Toyota officials revealed the company’s revised its industry-wide prediction for new vehicle sales in the U.S. for 2022 by about 1 million vehicles. However, it’s not a lack of demand driving the number down, but a lack of availability.
Bob Carter, the company’s North American sales and marketing chief, told reporters today during a roundtable discussion the company was revising its seasonally adjusted annual rate of new vehicle sales down from 16.7 million vehicles to 15.5 million because of the ongoing problems within the industry. The first quarter SAAR was 14.3 million units.
“That’s an adjustment that, quite frankly, is not based on consumer demand,” he said. “But it’s based solely on what our projections of the supply environment’s going to be (for the remainder) of 2022.”

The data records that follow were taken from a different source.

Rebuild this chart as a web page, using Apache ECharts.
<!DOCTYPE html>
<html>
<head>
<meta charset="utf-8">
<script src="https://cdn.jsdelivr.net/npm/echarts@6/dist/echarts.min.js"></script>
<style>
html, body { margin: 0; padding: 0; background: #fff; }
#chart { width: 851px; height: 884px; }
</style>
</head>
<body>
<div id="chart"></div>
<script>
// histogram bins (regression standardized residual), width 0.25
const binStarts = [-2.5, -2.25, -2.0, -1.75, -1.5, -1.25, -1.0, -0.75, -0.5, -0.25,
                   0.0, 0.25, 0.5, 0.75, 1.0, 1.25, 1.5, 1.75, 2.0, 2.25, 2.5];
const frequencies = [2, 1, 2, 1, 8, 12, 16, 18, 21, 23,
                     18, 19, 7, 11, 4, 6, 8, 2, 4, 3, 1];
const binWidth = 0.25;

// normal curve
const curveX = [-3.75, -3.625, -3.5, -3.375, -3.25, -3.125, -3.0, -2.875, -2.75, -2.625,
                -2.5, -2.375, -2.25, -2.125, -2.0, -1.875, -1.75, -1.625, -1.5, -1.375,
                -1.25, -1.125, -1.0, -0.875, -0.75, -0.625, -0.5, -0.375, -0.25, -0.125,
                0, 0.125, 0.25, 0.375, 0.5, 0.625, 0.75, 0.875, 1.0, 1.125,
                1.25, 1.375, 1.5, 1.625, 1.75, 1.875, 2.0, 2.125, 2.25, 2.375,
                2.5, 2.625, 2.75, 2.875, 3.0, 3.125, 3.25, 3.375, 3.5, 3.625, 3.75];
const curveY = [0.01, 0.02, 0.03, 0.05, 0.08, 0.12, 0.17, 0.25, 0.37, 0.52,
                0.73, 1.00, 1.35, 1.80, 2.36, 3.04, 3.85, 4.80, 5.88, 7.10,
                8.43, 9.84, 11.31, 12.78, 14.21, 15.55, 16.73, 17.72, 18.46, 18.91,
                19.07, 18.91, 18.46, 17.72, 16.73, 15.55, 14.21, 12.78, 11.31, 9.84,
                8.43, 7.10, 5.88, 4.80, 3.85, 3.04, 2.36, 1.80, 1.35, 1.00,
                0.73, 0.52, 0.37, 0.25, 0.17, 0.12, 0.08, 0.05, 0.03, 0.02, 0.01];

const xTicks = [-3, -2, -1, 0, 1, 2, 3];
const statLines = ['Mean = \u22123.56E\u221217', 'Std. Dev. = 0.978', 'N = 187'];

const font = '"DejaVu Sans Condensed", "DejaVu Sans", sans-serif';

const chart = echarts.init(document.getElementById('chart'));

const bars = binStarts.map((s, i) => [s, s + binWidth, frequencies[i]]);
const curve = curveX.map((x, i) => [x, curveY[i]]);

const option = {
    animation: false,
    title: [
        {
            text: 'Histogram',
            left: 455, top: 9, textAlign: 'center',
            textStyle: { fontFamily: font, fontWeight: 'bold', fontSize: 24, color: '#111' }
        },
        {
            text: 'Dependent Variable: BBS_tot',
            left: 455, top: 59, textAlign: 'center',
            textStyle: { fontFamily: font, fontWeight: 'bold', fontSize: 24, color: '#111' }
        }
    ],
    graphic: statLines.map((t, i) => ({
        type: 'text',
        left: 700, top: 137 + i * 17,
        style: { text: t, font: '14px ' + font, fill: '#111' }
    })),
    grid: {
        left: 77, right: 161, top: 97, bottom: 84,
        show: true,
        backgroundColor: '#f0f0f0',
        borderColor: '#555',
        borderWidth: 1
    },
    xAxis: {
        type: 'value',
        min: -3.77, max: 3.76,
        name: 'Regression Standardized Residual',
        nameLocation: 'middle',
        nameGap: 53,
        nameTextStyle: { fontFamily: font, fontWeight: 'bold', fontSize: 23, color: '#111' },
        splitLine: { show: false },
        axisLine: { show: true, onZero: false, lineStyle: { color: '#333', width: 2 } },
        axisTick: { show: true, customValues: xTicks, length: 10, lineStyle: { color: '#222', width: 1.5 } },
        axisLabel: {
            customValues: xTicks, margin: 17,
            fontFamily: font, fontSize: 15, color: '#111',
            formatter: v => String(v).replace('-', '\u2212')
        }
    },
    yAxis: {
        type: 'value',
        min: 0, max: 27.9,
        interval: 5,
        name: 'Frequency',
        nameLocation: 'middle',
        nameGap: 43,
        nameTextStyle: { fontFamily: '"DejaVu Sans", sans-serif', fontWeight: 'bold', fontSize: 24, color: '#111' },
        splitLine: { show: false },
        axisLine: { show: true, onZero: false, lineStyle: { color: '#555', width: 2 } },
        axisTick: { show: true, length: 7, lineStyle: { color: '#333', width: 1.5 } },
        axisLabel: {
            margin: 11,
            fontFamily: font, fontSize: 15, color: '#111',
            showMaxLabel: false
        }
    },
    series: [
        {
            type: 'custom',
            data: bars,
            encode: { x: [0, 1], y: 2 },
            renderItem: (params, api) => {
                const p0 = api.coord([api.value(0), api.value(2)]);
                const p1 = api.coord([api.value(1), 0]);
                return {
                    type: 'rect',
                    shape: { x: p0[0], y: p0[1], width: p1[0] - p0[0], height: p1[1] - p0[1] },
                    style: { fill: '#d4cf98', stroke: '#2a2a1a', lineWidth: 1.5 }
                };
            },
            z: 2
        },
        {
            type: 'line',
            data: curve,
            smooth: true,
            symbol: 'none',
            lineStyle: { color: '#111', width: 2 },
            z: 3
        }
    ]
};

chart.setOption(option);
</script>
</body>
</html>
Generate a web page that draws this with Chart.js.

Carter added the company was “cautiously optimistic” and expected to sell about 2.35 million vehicles this year in the U.S., in part, because “demand remains at record highs,” but issues with the supply chain have limited the ability of automakers to take advantage of that desire for new vehicles by the public.
Change isn’t coming soon
An uptick in sales isn’t expected until the third or fourth quarter of this year, he said. Once the issues with suppliers, such as semiconductors, are sorted, it will still take “at least six months to see some semblance of normal inventories,” Carter noted.
He also noted there are a lot of “uncertainties” in the industry right now, such as the impact of Russia’s invasion of Ukraine will continue to have on the industry. He also noted the impact inflation is having on the industry, raising costs and those, on some level, are getting passed down to the buyer.
To that end, officials expected new vehicle prices to remain high. However, once the imbalance between supply and demand normalizes, which Carter believes will happen at some point in 2023, prices may come down a bit. However, automakers have already noted they don’t expect to return to the way things were in the past, in terms of supply.
The industry standard had been to have a 70-day supply of vehicles available. It was this measure that allowed buyers to drive a dealership and walk through a massive lot of new vehicles and choose something onsite. Carter said Toyota’s been at a 45-day standard for some time but is now targeting a 30-day supply — once things return to normal, reminding that most of the vehicles arriving at dealerships are already spoken for.
Leasing options
The suggestion that Toyota might be able to mitigate some of the cost increases through creative leasing was quickly rebuffed. Scott Cooke, senior vice president and chief financial officer, Toyota Financial Services, said interest in leasing has waned.
“We like the leasing business interest,” Cooke noted, adding “interest rates have been low for a really long time. I think customers have gotten used to having low interest rates, so we’ve had a lot more on the retail side than we’ve had on the lease side I think as an industry.”
Cooke noted leasing rates are on the rise, and have been rising quickly since the end of last year as interest rates have been slowly moving upward. However, he noted that the current unpredictability in the market that Carter referenced has been tempering the move to lease vehicles, especially since there aren’t that many available under the current conditions.
The company’s current lease rates are in the “upper middle or top 20% (range) for us. We’d like to be closer to 30 to 35. We like that. It’s a comfortable zone for us.”